Singapore in Japan's top rugby flight?
SRU chief Low says Singapore could play in Japan's top flight in future
Japan's stunning 34-32 win over two-time winners South Africa at last year's Rugby World Cup was hailed by many as a sign of the progress Asia was making in the sport.
But the Cherry Blossoms (17th) are the only Asian side currently among the top 20 nations in World Rugby's rankings.
Speaking on the sidelines of a Rugby Business Conference at Novotel Clarke Quay yesterday, Asia Rugby chief Koji Tokumasu said the only way for other countries in the region to bridge the gap with the world's elite nations is to play regularly in high-level tournaments.
"Realistically speaking, the reason Japan were able to beat South Africa was because we have regular domestic tournaments," he said.
"If (Singapore, world No. 33) wants to become an elite union, you need a (strong) domestic tournament or regular international tournaments to test yourself.
"For example, Japan has the Top League. In the future, maybe Singapore could join the Top League (to have) regular tournaments... If you cannot make it in your country, you can think of contesting in tournaments with your neighbours.
"You have to try aim to play with the better teams.

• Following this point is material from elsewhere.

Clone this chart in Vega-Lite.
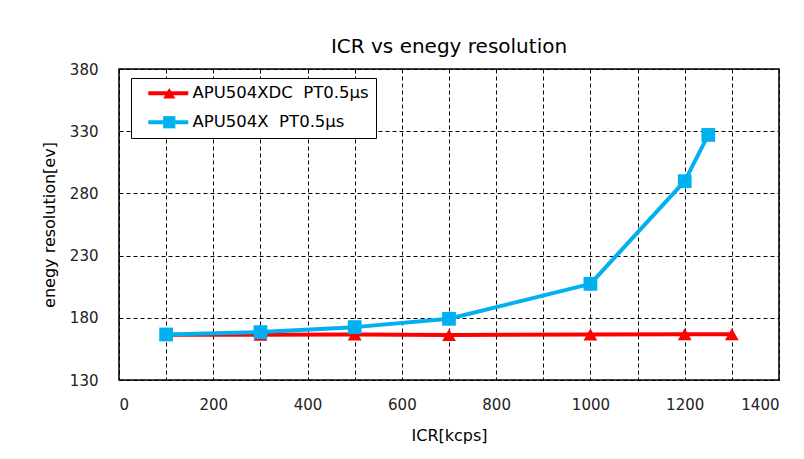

Otherwise you can never get better."
Tokumasu added that, in the meantime, tournaments like the South-east Asia 7s taking place this weekend as an accompaniment to the elite-level HSBC World 7s Series at the National Stadium, was a "great idea" to help drive participation in smaller rugby nations.
Historically, the Top League has never featured a foreign team, but Singapore Rugby Union (SRU) president Low Teo Ping says the Republic could be the first.

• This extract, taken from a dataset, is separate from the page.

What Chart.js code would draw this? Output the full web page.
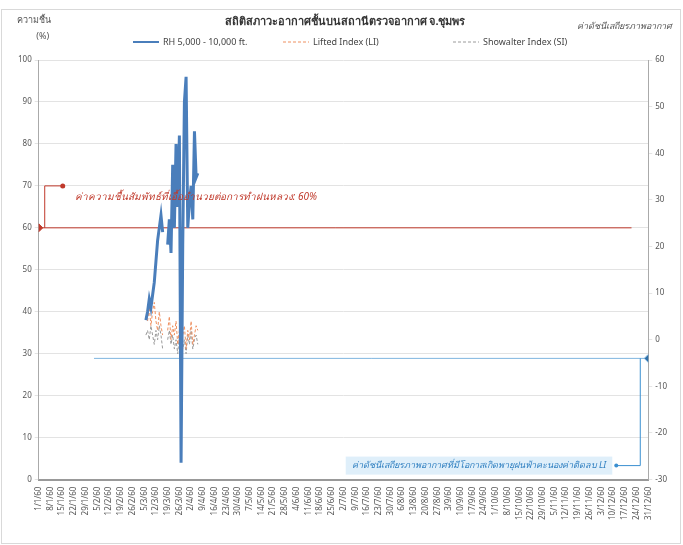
<!DOCTYPE html>
<html>
<head>
<meta charset="utf-8">
<script src="https://cdn.jsdelivr.net/npm/chart.js@4"></script>
<style>
  html, body { margin: 0; padding: 0; background: #fff; }
  #wrap { width: 683px; height: 545px; }
</style>
</head>
<body>
<div id="wrap"><canvas id="chart" width="683" height="545"></canvas></div>
<script>
// ป้ายแกน x (รายสัปดาห์)
const weekLabels = ['1/1/60','8/1/60','15/1/60','22/1/60','29/1/60','5/2/60','12/2/60','19/2/60','26/2/60',
    '5/3/60','12/3/60','19/3/60','26/3/60','2/4/60','9/4/60','16/4/60','23/4/60','30/4/60','7/5/60',
    '14/5/60','21/5/60','28/5/60','4/6/60','11/6/60','18/6/60','25/6/60','2/7/60','9/7/60','16/7/60',
    '23/7/60','30/7/60','6/8/60','13/8/60','20/8/60','27/8/60','3/9/60','10/9/60','17/9/60','24/9/60',
    '1/10/60','8/10/60','15/10/60','22/10/60','29/10/60','5/11/60','12/11/60','19/11/60','26/11/60',
    '3/12/60','10/12/60','17/12/60','24/12/60','31/12/60'];

// วันแรกที่มีข้อมูล (ลำดับวันในปี)
const firstDay = 64;

// ความชื้น 5,000 - 10,000 ft. (%)
const rhValues = [38, 40, 43, 41, 44, 47, 52, 57, 60, 63, 59, null, null, 56, 62, 54,
    75, 60, 80, 65, 82, 4, 56, 90, 96, 60, 66, 70, 62, 83, 72, 73];

// Lifted Index (LI)
const liValues = [5, 4, 7, 3, 6, 8, 4, 2, 6, 3, 1, null, null, 2, 5, 0,
    3, 1, 4, -1, 2, 6, 1, 3, -2, 2, 0, 4, -1, 1, 3, 2];

// Showalter Index (SI)
const siValues = [1, 2, 0, 3, 1, -1, 2, 0, 3, 1, -2, null, null, 0, 2, -1,
    1, -2, 0, -3, 1, 2, -2, 0, -3, 1, -1, 2, -2, 0, 1, -1];

// เกณฑ์
const rhThreshold = 60;
const rhThresholdDays = [0, 354];
const liThreshold = -4;
const liThresholdDays = [33, 364];

const seriesNames = ['RH 5,000 - 10,000 ft.', 'Lifted Index (LI)', 'Showalter Index (SI)'];

const toPoints = (values) => values.map((v, i) => ({ x: firstDay + i, y: v }));

const FONT = '"Noto Sans", sans-serif';

const annotationPlugin = {
    id: 'notes',
    beforeDraw(chart) {
        const ctx = chart.ctx;
        ctx.save();
        ctx.strokeStyle = '#d9d9d9';
        ctx.lineWidth = 1;
        ctx.strokeRect(1.5, 9.5, 679, 534);
        ctx.restore();
    },
    afterDatasetsDraw(chart) {
        const ctx = chart.ctx;
        const x = chart.scales.x, yL = chart.scales.y, yR = chart.scales.y1;
        const area = chart.chartArea;
        ctx.save();

        // ชื่อกราฟ
        ctx.fillStyle = '#333';
        ctx.textAlign = 'center';
        ctx.textBaseline = 'middle';
        ctx.font = 'bold 11px ' + FONT;
        ctx.fillText('สถิติสภาวะอากาศชั้นบนสถานีตรวจอากาศ จ.ชุมพร', 345, 22);

        // คำอธิบายสัญลักษณ์
        const legendPos = [133, 283, 453];
        ctx.font = '9px ' + FONT;
        ctx.textAlign = 'left';
        chart.data.datasets.slice(0, 3).forEach((ds, i) => {
            const lx = legendPos[i];
            ctx.strokeStyle = ds.borderColor;
            ctx.lineWidth = i === 0 ? 2 : 1;
            ctx.setLineDash(ds.borderDash || []);
            ctx.beginPath();
            ctx.moveTo(lx, 42);
            ctx.lineTo(lx + 26, 42);
            ctx.stroke();
            ctx.setLineDash([]);
            ctx.fillStyle = '#444';
            ctx.fillText(seriesNames[i], lx + 30, 42);
        });

        // หัวแกนซ้าย / ขวา
        ctx.fillStyle = '#555';
        ctx.font = '9px ' + FONT;
        ctx.textAlign = 'center';
        ctx.fillText('ความชื้น', area.left - 5, 20);
        ctx.fillText('(%)', area.left + 4, 36);
        ctx.textAlign = 'right';
        ctx.font = 'italic 9px ' + FONT;
        ctx.fillText('ค่าดัชนีเสถียรภาพอากาศ', 672, 26);

        // คำอธิบายเกณฑ์ความชื้น
        const rx = x.getPixelForValue(rhThresholdDays[0]) + 6;
        const ry0 = yL.getPixelForValue(rhThreshold);
        const ry1 = yL.getPixelForValue(70);
        ctx.strokeStyle = '#c0392b';
        ctx.fillStyle = '#c0392b';
        ctx.lineWidth = 1;
        ctx.beginPath();
        ctx.moveTo(rx, ry0);
        ctx.lineTo(rx, ry1);
        ctx.lineTo(rx + 18, ry1);
        ctx.stroke();
        ctx.beginPath();
        ctx.arc(rx + 18, ry1, 2.5, 0, Math.PI * 2);
        ctx.fill();
        ctx.font = 'italic 10px ' + FONT;
        ctx.textAlign = 'left';
        ctx.fillText('ค่าความชื้นสัมพัทธ์ที่เอื้ออำนวยต่อการทำฝนหลวง: 60%', rx + 30, yL.getPixelForValue(67.3));

        // คำอธิบายเกณฑ์ LI
        const bx = x.getPixelForValue(liThresholdDays[1]) - 8;
        const by0 = yR.getPixelForValue(liThreshold);
        const by1 = yR.getPixelForValue(-27);
        ctx.strokeStyle = '#3a8fd0';
        ctx.fillStyle = '#3a8fd0';
        ctx.beginPath();
        ctx.moveTo(bx, by0);
        ctx.lineTo(bx, by1);
        ctx.lineTo(bx - 24, by1);
        ctx.stroke();
        ctx.beginPath();
        ctx.arc(bx - 24, by1, 2, 0, Math.PI * 2);
        ctx.fill();
        const note = 'ค่าดัชนีเสถียรภาพอากาศที่มีโอกาสเกิดพายุฝนฟ้าคะนองค่าติดลบ LI';
        ctx.font = 'italic 9px ' + FONT;
        const w = ctx.measureText(note).width;
        ctx.fillStyle = 'rgba(210,232,248,0.7)';
        ctx.fillRect(bx - 34 - w - 6, by1 - 9, w + 12, 18);
        ctx.fillStyle = '#2f7fc0';
        ctx.textAlign = 'right';
        ctx.fillText(note, bx - 34, by1);
        ctx.restore();
    }
};

new Chart(document.getElementById('chart'), {
    type: 'line',
    data: {
        datasets: [
            {
                label: seriesNames[0],
                data: toPoints(rhValues),
                borderColor: '#4a7ebb',
                backgroundColor: '#4a7ebb',
                borderWidth: 3,
                pointRadius: 0,
                yAxisID: 'y'
            },
            {
                label: seriesNames[1],
                data: toPoints(liValues),
                borderColor: '#ee9060',
                backgroundColor: '#ee9060',
                borderWidth: 1,
                borderDash: [3, 2],
                pointRadius: 0,
                yAxisID: 'y1'
            },
            {
                label: seriesNames[2],
                data: toPoints(siValues),
                borderColor: '#9a9a9a',
                backgroundColor: '#9a9a9a',
                borderWidth: 1,
                borderDash: [3, 2],
                pointRadius: 0,
                yAxisID: 'y1'
            },
            {
                label: 'rh-limit',
                data: rhThresholdDays.map(d => ({ x: d, y: rhThreshold })),
                borderColor: '#c0392b',
                backgroundColor: '#c0392b',
                borderWidth: 1,
                pointStyle: 'rectRot',
                pointRadius: [4, 0],
                yAxisID: 'y'
            },
            {
                label: 'li-limit',
                data: liThresholdDays.map(d => ({ x: d, y: liThreshold })),
                borderColor: '#7fb6e0',
                backgroundColor: '#2f6fa8',
                borderWidth: 1,
                pointStyle: 'rectRot',
                pointRadius: [0, 4],
                yAxisID: 'y1'
            }
        ]
    },
    options: {
        responsive: false,
        animation: false,
        spanGaps: false,
        layout: { padding: { left: 15, right: 13, top: 60, bottom: 22 } },
        plugins: {
            title: { display: false },
            legend: { display: false },
            tooltip: { enabled: false }
        },
        scales: {
            x: {
                type: 'linear',
                min: 0,
                max: 364,
                afterBuildTicks: axis => {
                    axis.ticks = weekLabels.map((_, i) => ({ value: i * 7 }));
                },
                ticks: {
                    autoSkip: false,
                    maxRotation: 90,
                    minRotation: 90,
                    color: '#555',
                    font: { size: 8, family: FONT },
                    callback: (value) => weekLabels[Math.round(value / 7)]
                },
                grid: { display: false, drawTicks: true, tickLength: 4 },
                border: { color: '#999', width: 2 }
            },
            y: {
                position: 'left',
                min: 0,
                max: 100,
                ticks: {
                    stepSize: 10,
                    color: '#555',
                    font: { size: 8, family: FONT }
                },
                grid: { color: '#e3e3e3', tickLength: 4 },
                border: { color: '#aaa' }
            },
            y1: {
                position: 'right',
                min: -30,
                max: 60,
                ticks: {
                    stepSize: 10,
                    color: '#555',
                    font: { size: 8, family: FONT }
                },
                grid: { drawOnChartArea: false, tickLength: 4 },
                border: { color: '#aaa' }
            }
        }
    },
    plugins: [annotationPlugin]
});
</script>
</body>
</html>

The SRU has a close relationship with the Japan Rugby Football Union (JRFU).
Last October, the JRFU's Sunwolves outfit pipped the Singapore-based Asia-Pacific Dragons to become the first Asian franchise to play in the prestigious Super Rugby competition.
But the two national bodies agreed the Sunwolves would play three "home" games at the National Stadium in Singapore.
"We may break that (no foreign team in the Top League direction)," Low told The New Paper yesterday.
"We are co-hosting the Sunwolves here in Singapore, so there ought to be some reciprocity. The door is not fully closed (on the possibility)."
On the sidelines of the conference yesterday, outgoing World Rugby president Bernard Lapasset also said the growth of the sport and stature of national teams in Asia are key to the organisation's vision of making rugby one of the world's leading sports.
"Asia is the most important region for us in the world," said the 68-year-old, who will step down next month to spearhead France's bid to host the 2024 Olympics in Paris.
"The population in Asia is very young and we have to deliver a good message (for rugby) and a choice... We want rugby to be one of the (big) sports for the next century."
Lapasset expressed confidence that Asian nations can make great strides in international rugby in the coming years.
"I'm sure they will be coming (up) soon," he said.
"Because when we offered the strategy for the new 7s in Singapore, we offered a new place for development in this part of Asia.
"I'm sure new coaches will be coming from Europe, from the Southern Hemisphere... (These) people will be involved in the process to (make rugby in the region more) professional.
"Because the quality is not just in the quality of the game itself. It's in the preparation of the player to become professional.
"It's not the case at the moment in Singapore and some other countries, but you will be coming soon.
"It was the way in different parts of the world before. It's now time to do the job in Asia."